情感和想象。美感中的想象活动是以情感活动为动力的。如果没有情感的推动,想象就难以开展、飞腾、深化;同时,想象的开展、飞腾、深化,又会推动情感活动的发展、深化,激起审美主体更强烈的情感和更深刻的体验。李白的《梦游天姥吟留别》借对天上群仙的想象将诗人对美好乐境的期待尽现笔底,从而将仙境的乐游与对俗世的厌倦做了有力的对照,而对照的途径就是通过对仙境极尽想象之能事而展示出来的。可以这样说,情感只是审美情绪上的积淀,而想象在情感的积淀下将无形的东西、白纸上的黑字、冰面上的表烟、天上的白云附会依托成我们审美情感活动中所真诚期待的。没有想象,情感上只能是胚芽,只能是空筐,想象是情感蓬勃而生的动力,而情感借了想象使审美情感活动完全地异于了其它的意识,而成为了一种高级的情感活动。

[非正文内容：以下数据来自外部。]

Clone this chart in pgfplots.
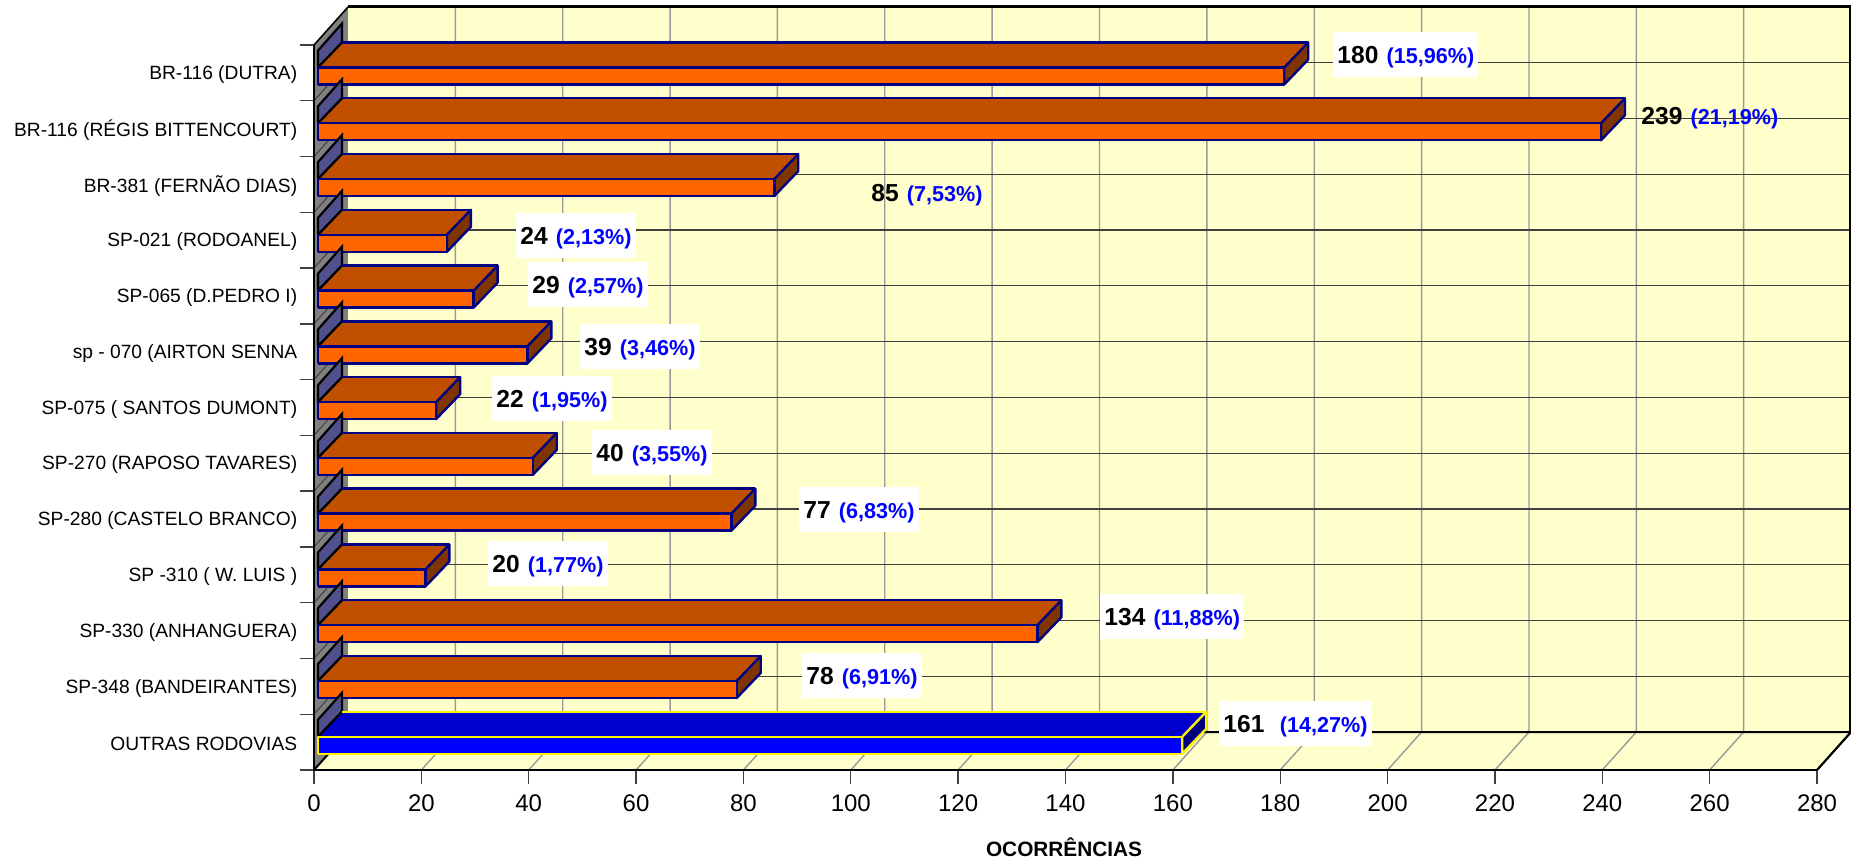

不管人类曾有怎样不同的心灵,审视外物的角度有多么的相似或太多的不似,个人际遇曾经有怎样的千差万别;我们生活的空间、思维的空间是多么的迥异,但毕竟我们愉悦于外物的同时,身心也同样得到愉悦,毕竟同为有情的人类,那种五色皆空、六根清净、七情寡淡的道行,不是常人的审美境界,我们甘愿心有所牵挂、有所羁绊,情愿重蹈前人的情感轨迹。即使是在这个人情人性已被异化得太甚的社会空间内,我们虽然学会了太多的人力的扼抑,但人性与人情无论在怎样的颠簸下都始终是永远纠结在无情和有情的悖论下而呈现为一种事实上的客观真实,我们的美情理想恒存。

我们愿由情来役使,愿为情“生”,为情“死”,虽然以情审物可能会导致太过的主观偏颇,虽然凭借联想和想象可能会无由地生出莫名的感慨和凄凉,但我们仍庆幸人的审美情感即使偶有苦痛,但它大异于流俗,它以敏感、细腻和人的倾向而让有情的人类格外感受着独特,人类在情感与外物的对审和彼此对照中呈现出一幅幅整合的多维空间美景,在人情的役使下呈现了一种文明的人心独立和人心取向,这是审美情感活动光照古今的魄力所在。我们愿审美始终维系着情感,看花,则花皆含笑;遇春,则春满人间。